Des lieux et des odeurs qui avaient pris tellement de place dans ma vie que leur absence me frappe de plein fouet. Cette omniprésence douloureusement absente.

De l'amour, de l'amour, de l'amour.

De la nostalgie. Une cuisine à jamais vide des odeurs et des bruits de casseroles. Un jardin que personne ne contemple plus. Une fenêtre fermée sur une chambre vide. Le soleil qui fait scintiller les grains de poussières à travers la porte fenêtre du salon et personne pour rompre ce silence. C'est insupportable. Il n'y aura plus de pistolets du dimanche, ni d'apéros ni de fête de famille. Maintenant c'est la maison des plus jamais.

Il s'agit de bien plus que l'absence éternelle de mes grands-parents. Le silence des mimosas c'est la fin de ce que j'ai toujours connu. C'est ça la mort.

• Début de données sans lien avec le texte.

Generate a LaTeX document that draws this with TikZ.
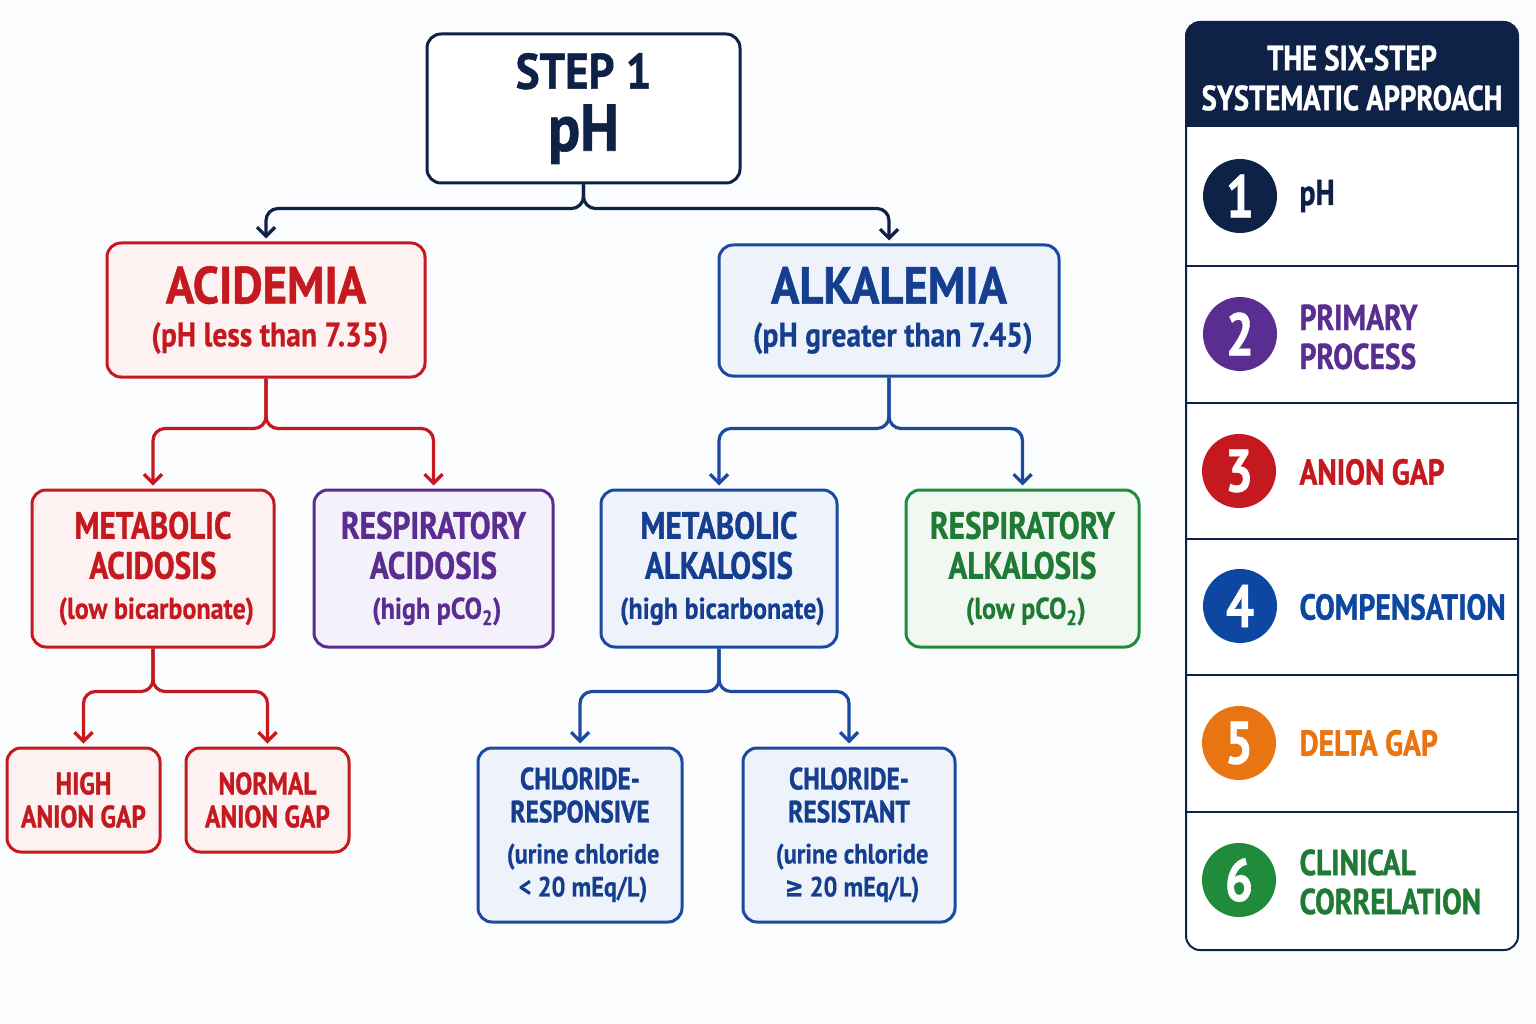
\documentclass[tikz,border=0pt]{standalone}
\usepackage{fontspec}
\setmainfont{PT Sans}[FakeStretch=0.82, BoldFeatures={FakeBold=1.0}]
\newfontfamily\tfw{PT Sans}[FakeStretch=0.9, BoldFeatures={FakeBold=1.0}]
\newfontfamily\medf{PT Sans}[FakeStretch=0.87, FakeBold=0.45]
\newfontfamily\symfont{DejaVu Sans}[FakeStretch=0.8, FakeBold=0.45]
\usetikzlibrary{arrows.meta}
\definecolor{navy}{HTML}{0E2248}
\definecolor{cred}{HTML}{C41A1F}
\definecolor{credf}{HTML}{FDF1F1}
\definecolor{cblue}{HTML}{1B4A9E}
\definecolor{cbluet}{HTML}{153F8E}
\definecolor{cbluef}{HTML}{EEF3FB}
\definecolor{cpurp}{HTML}{5A2D91}
\definecolor{cpurpf}{HTML}{F4F1FA}
\definecolor{cgreen}{HTML}{1F8B3B}
\definecolor{cgreent}{HTML}{1E7A34}
\definecolor{cgreenf}{HTML}{F1F8F2}
\definecolor{corange}{HTML}{E87511}
\definecolor{cblue4}{HTML}{0D47A1}
\definecolor{bgc}{HTML}{FBFCFD}
\newcommand\fsz[2]{\fontsize{#1}{#2}\selectfont}
\tikzset{
  box/.style={draw, line width=3pt, rounded corners=14pt, align=center, inner sep=0pt},
  redbox/.style={box, draw=cred, fill=credf, text=cred},
  bluebox/.style={box, draw=cblue, fill=cbluef, text=cbluet},
  purpbox/.style={box, draw=cpurp, fill=cpurpf, text=cpurp},
  greenbox/.style={box, draw=cgreen, fill=cgreenf, text=cgreent},
  bigfont/.style={font=\tfw\fsz{52}{50}\bfseries},
  midfont/.style={font=\fsz{38}{40}\bfseries},
  smallfont/.style={font=\fsz{31}{33}\bfseries},
  conn/.style={line width=3.2pt, rounded corners=12pt, -{Straight Barb[length=9pt,width=18pt]}, shorten >=3pt},
  numc/.style={circle, minimum size=74pt, inner sep=0pt, text=white, font=\fsz{60}{60}\bfseries},
  steplbl/.style={anchor=west, align=left, font=\fsz{36}{39}\bfseries},
  hdr/.style={align=center, text=white, font=\fsz{35}{40}\bfseries}
}
\begin{document}
\begin{tikzpicture}[x=1pt,y=-1pt]
\fill[bgc] (0,0) rectangle (1536,1024);
\useasboundingbox (0,0) rectangle (1536,1024);

% main tree
\node[box, draw=navy, fill=white, text=navy, minimum width=313, minimum height=149,
      font=\tfw\fsz{50}{54}\bfseries] (step) at (583.5,108.5)
  {STEP 1\\[8pt]{\fsz{66}{62}\selectfont pH}};

\node[redbox, bigfont, minimum width=318, minimum height=134] (acid) at (266,310)
  {ACIDEMIA\\[-7pt]{\medf\fsz{34}{36} (pH less than 7.35)}};
\node[bluebox, bigfont, minimum width=340, minimum height=131] (alk) at (889,310.5)
  {ALKALEMIA\\[-7pt]{\medf\fsz{34}{36} (pH greater than 7.45)}};

\node[redbox, midfont, minimum width=242, minimum height=157] (macid) at (153,568.5)
  {METABOLIC\\ACIDOSIS\\{\medf\fsz{30}{40} (low bicarbonate)}};
\node[purpbox, midfont, minimum width=239, minimum height=157] (racid) at (433.5,568.5)
  {RESPIRATORY\\ACIDOSIS\\{\medf\fsz{30}{40} (high pCO\textsubscript{2})}};
\node[bluebox, midfont, minimum width=236, minimum height=157] (malk) at (719,568.5)
  {METABOLIC\\ALKALOSIS\\{\medf\fsz{30}{40} (high bicarbonate)}};
\node[greenbox, midfont, minimum width=233, minimum height=157] (ralk) at (1022.5,568.5)
  {RESPIRATORY\\ALKALOSIS\\{\medf\fsz{30}{40} (low pCO\textsubscript{2})}};

\node[redbox, smallfont, minimum width=153, minimum height=104] (hag) at (83.5,800)
  {HIGH\\ANION GAP};
\node[redbox, smallfont, minimum width=163, minimum height=104] (nag) at (267.5,800)
  {NORMAL\\ANION GAP};

\node[bluebox, smallfont, minimum width=204, minimum height=174] (clresp) at (580,835)
  {CHLORIDE-\\RESPONSIVE\\[8pt]{\medf\fsz{28}{33} (urine chloride}\\{\medf\fsz{28}{33} {<} 20 mEq/L)}};
\node[bluebox, smallfont, minimum width=212, minimum height=174] (clres) at (849,835)
  {CHLORIDE-\\RESISTANT\\[8pt]{\medf\fsz{28}{33} (urine chloride}\\{\medf\fsz{28}{33} {\symfont ≥} 20 mEq/L)}};

% connectors
\draw[conn, draw=navy] (step.south) -- ++(0,24) -| (acid.north);
\draw[conn, draw=navy] (step.south) -- ++(0,24) -| (alk.north);
\draw[conn, draw=cred] (acid.south) -- ++(0,50) -| (macid.north);
\draw[conn, draw=cred] (acid.south) -- ++(0,50) -| (racid.north);
\draw[conn, draw=cblue] (alk.south) -- ++(0,51) -| (malk.north);
\draw[conn, draw=cblue] (alk.south) -- ++(0,51) -| (ralk.north);
\draw[conn, draw=cred] (macid.south) -- ++(0,43) -| (hag.north);
\draw[conn, draw=cred] (macid.south) -- ++(0,43) -| (nag.north);
\draw[conn, draw=cblue] (malk.south) -- ++(0,43) -| (clresp.north);
\draw[conn, draw=cblue] (malk.south) -- ++(0,43) -| (clres.north);

% right panel
\draw[navy, line width=2pt, fill=white, rounded corners=14pt] (1186,22) rectangle (1518,950);
\fill[navy] (1186,127) [rounded corners=14pt] -- (1186,22) -- (1518,22) [sharp corners] -- (1518,127) -- cycle;
\foreach \yy in {266,403,539,675,812}
  \draw[navy, line width=1.6pt] (1186,\yy) -- (1518,\yy);
\node[hdr] (hdr) at (1352,78) {THE SIX-STEP\\SYSTEMATIC APPROACH};

\node[numc, fill=navy] (n1) at (1240,196) {1};
\node[steplbl, text=navy] (l1) at (1296,196) {pH};
\node[numc, fill=cpurp] (n2) at (1240,334) {2};
\node[steplbl, text=cpurp] (l2) at (1296,337) {PRIMARY\\PROCESS};
\node[numc, fill=cred] (n3) at (1239,471) {3};
\node[steplbl, text=cred] (l3) at (1296,472) {ANION GAP};
\node[numc, fill=cblue4] (n4) at (1240,606) {4};
\node[steplbl, text=cblue4] (l4) at (1296,607) {COMPENSATION};
\node[numc, fill=corange] (n5) at (1239,743) {5};
\node[steplbl, text=corange] (l5) at (1296,743) {DELTA GAP};
\node[numc, fill=cgreen] (n6) at (1239,880) {6};
\node[steplbl, text=cgreent] (l6) at (1296,882) {CLINICAL\\CORRELATION};
\end{tikzpicture}
\end{document}
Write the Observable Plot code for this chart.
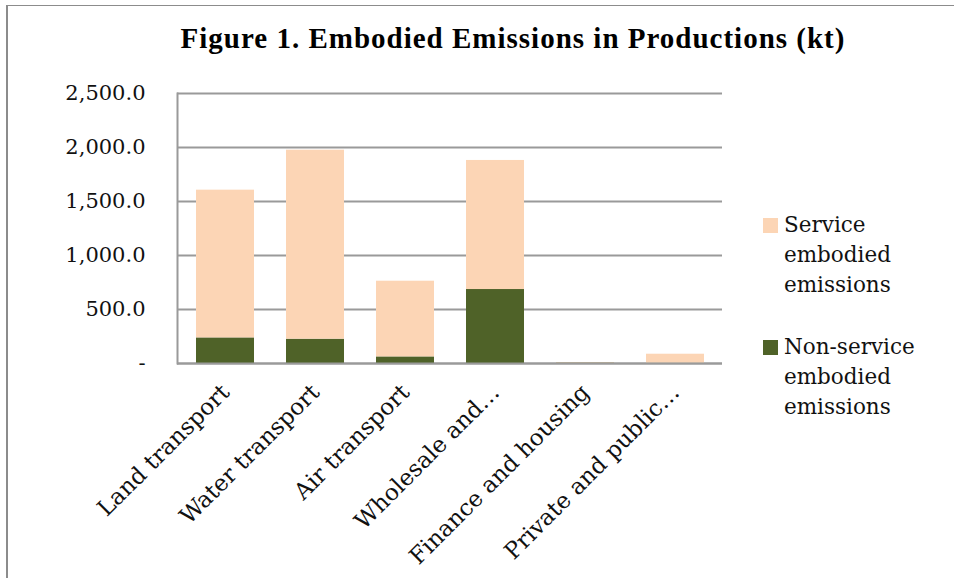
<!DOCTYPE html>
<html>
<head>
<meta charset="utf-8">
<script src="https://cdn.jsdelivr.net/npm/d3@7"></script>
<script src="https://cdn.jsdelivr.net/npm/@observablehq/plot@0.6"></script>
<style>
  html, body { margin: 0; padding: 0; background: #fff; overflow: hidden; }
  #wrap { position: relative; width: 954px; height: 578px; overflow: hidden; }
  #border { position: absolute; left: 6px; top: 5px; width: 960px; height: 600px;
            border-left: 2px solid #8c8c8c; border-top: 1.5px solid #8c8c8c; box-sizing: border-box; }
  #title { position: absolute; left: 0; top: 24px; width: 1026px; text-align: center;
           font-family: "Liberation Serif", serif; font-weight: bold; font-size: 29px; letter-spacing: 1px; line-height: 1; color: #000; }
  #chart { position: absolute; left: 0; top: 60px; }
  #legend { position: absolute; left: 763px; top: 210px; font-family: "DejaVu Serif", serif; font-size: 21.5px; color: #111; }
  .item { position: relative; padding-left: 21px; line-height: 30px; }
  .sw { position: absolute; left: 0; top: 8px; width: 15px; height: 15px; }
</style>
</head>
<body>
<div id="wrap">
  <div id="border"></div>
  <div id="title">Figure 1. Embodied Emissions in Productions (kt)</div>
  <div id="chart"></div>
  <div id="legend"></div>
</div>
<script>
const categories = ["Land transport", "Water transport", "Air transport", "Wholesale and…", "Finance and housing", "Private and public…"];
const nonServiceValues = [237, 225, 61, 685, 4, 2];
const serviceValues = [1368, 1750, 701, 1195, 4, 84];
const seriesNames = ["Non-service embodied emissions", "Service embodied emissions"];
const seriesColors = ["#4f6228", "#fcd5b5"];
const yTicks = [0, 500, 1000, 1500, 2000, 2500];

const data = [];
categories.forEach((c, i) => {
  data.push({category: c, series: seriesNames[0], value: nonServiceValues[i]});
  data.push({category: c, series: seriesNames[1], value: serviceValues[i]});
});

const fmt = d => d === 0 ? "-" : d3.format(",.1f")(d);

const chart = Plot.plot({
  width: 730,
  height: 518,
  marginLeft: 177,
  marginRight: 8,
  marginTop: 33,
  marginBottom: 215,
  style: {fontFamily: "DejaVu Serif, serif", fontSize: "21px", color: "#111", background: "transparent", overflow: "visible"},
  x: {domain: categories, paddingInner: 0.36, paddingOuter: 0.18, label: null},
  y: {domain: [0, 2500], label: null},
  color: {domain: seriesNames, range: seriesColors},
  marks: [
    Plot.gridY(yTicks, {stroke: "#9a9a9a", strokeOpacity: 1, strokeWidth: 2}),
    Plot.barY(data, {x: "category", y: "value", fill: "series", order: seriesNames}),
    Plot.ruleY([0], {stroke: "#9a9a9a", strokeWidth: 2}),
    Plot.frame({anchor: "left", stroke: "#9a9a9a", strokeWidth: 2}),
    Plot.axisY(yTicks, {tickSize: 0, tickPadding: 32, tickFormat: fmt, label: null, fontSize: 21}),
    Plot.axisX({tickSize: 0, tickRotate: -45, tickPadding: 25, label: null, fontSize: 23})
  ]
});
document.getElementById("chart").appendChild(chart);

const legendItems = [
  {name: "Service embodied emissions", lines: ["Service", "embodied", "emissions"], color: seriesColors[1]},
  {name: "Non-service embodied emissions", lines: ["Non-service", "embodied", "emissions"], color: seriesColors[0]}
];
const legend = document.getElementById("legend");
legendItems.forEach((it, k) => {
  const div = document.createElement("div");
  div.className = "item";
  if (k > 0) div.style.marginTop = "32px";
  const sw = document.createElement("span");
  sw.className = "sw";
  sw.style.background = it.color;
  div.appendChild(sw);
  div.insertAdjacentHTML("beforeend", it.lines.join("<br>"));
  legend.appendChild(div);
});
</script>
</body>
</html>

J'ai dit au revoir à mon arrière grand-mère, à mes deux grand-mères, à mon grand-père. Et je connais la suite de l'histoire. Ce n'est pas ce qui m'empêchera de vivre, ni de mourir, mais je n'ai pas envie de faire semblant pour le moment que la mort m'indiffère ou que je l'accepte. Il y a des jours où ça fait drôlement mal de prendre la mesure des choses, de perdre. De parler sans plus personne pour écouter.

Quand je m'éveille la nuit, un pincement inquiet au coeur, je me prends à espérer que quelqu'un m'aimera suffisamment pour dire une seule des mille choses merveilleuses que j'ai pu entendre à leurs funérailles, verser une seule des larmes qui ont coulé et partager ne fût-ce qu'un seul des souvenirs heureux que j'ai aujourd'hui.

lundi 19 mars 2012

Comment se dire adieu


Perdre un être cher n'est jamais facile. Un coeur pleure l'absent pour mille et une raisons, étonnantes et surprenantes, que seul le jour du véritable chagrin pourra révéler. Se préparer, savoir l'inévitable ne change rien à la peine que l'on ressent ni à la force de celle-ci. J'ai pleuré il y a quelques semaines un homme grand que j'avais pour habitude d'appeler Bon-papa.
Ce grand-père que je ne pensais qu'à nous - sa famille - m'a surpris au-delà de sa mort. Au travers des hommages rendus, fussent-ils académiques, engagés ou familiaux, une même esquisse. Celle d'un homme qui aimait sa famille, qui était fier de nous et qui a transmis à tous de véritables valeurs. Un homme qui était aimé par d'autres aussi, beaucoup d'autres. L'émotion et la chaleur des paroles de ce jour m'ont profondément touchées. Elles m'ont apaisée. J'ai découvert par les échos du monde la profondeur de son être et de ses convictions dont je n'avais étrangement entrevu qu'une partie (sa leçon d'humilité sans doute). Et j'ai aussi (re)découvert mon héritage, la lignée dans laquelle je m'inscris. Je n'ai pas su tout comprendre lorsqu'il était là. C'était mon grand-père après tout, ni un professeur, ni un Docteur, ni un maître. Mais je n'ai aucun regret. Ce qu'il devait transmettre l'a été, par son tendre et discret accompagnement. Par ses leçons parfois agaçantes mais qui ont porté leurs fruits. Et par mon propre père. Ainsi va la vie, de génération en génération. Depuis le départ de mon grand-père il faut se reconstruire, chacun reprendre sa place, s'en faire une nouvelle, avec l'absence et tout ce qu'elle nous rappelle. Cette perte de fin d'hiver entame son lent travail de  deuil avec l'arrivée du printemps. Le chagrin se fait doux amer. On rit plus souvent, on chérit ce lien qu'on ne savait pas si fort, on partage des petites histoires comiques, on ressent la joie de passer du temps avec sa grand-mère et de la voir si bien. On parle de l'enfant à venir. Les absents nous rapprochent, sans doute un dernier cadeau pour la route. La vie continue.

Mon grand-père a écrit "creuser la terre, trouver les hommes" (ou était-ce "creusez la terre, trouvez les hommes"?). Un humanisme à toute épreuve dont on ne peut faire l'économie. Merci, je ne l'oublierai pas. C'est cet homme là dont je veux me souvenir, c'est cet homme là qui est mon grand-père, c'est cet homme là qui, durant ma vie et avec sa mort, m'a renvoyée à ce que je suis et ce que je peux encore choisir d'être.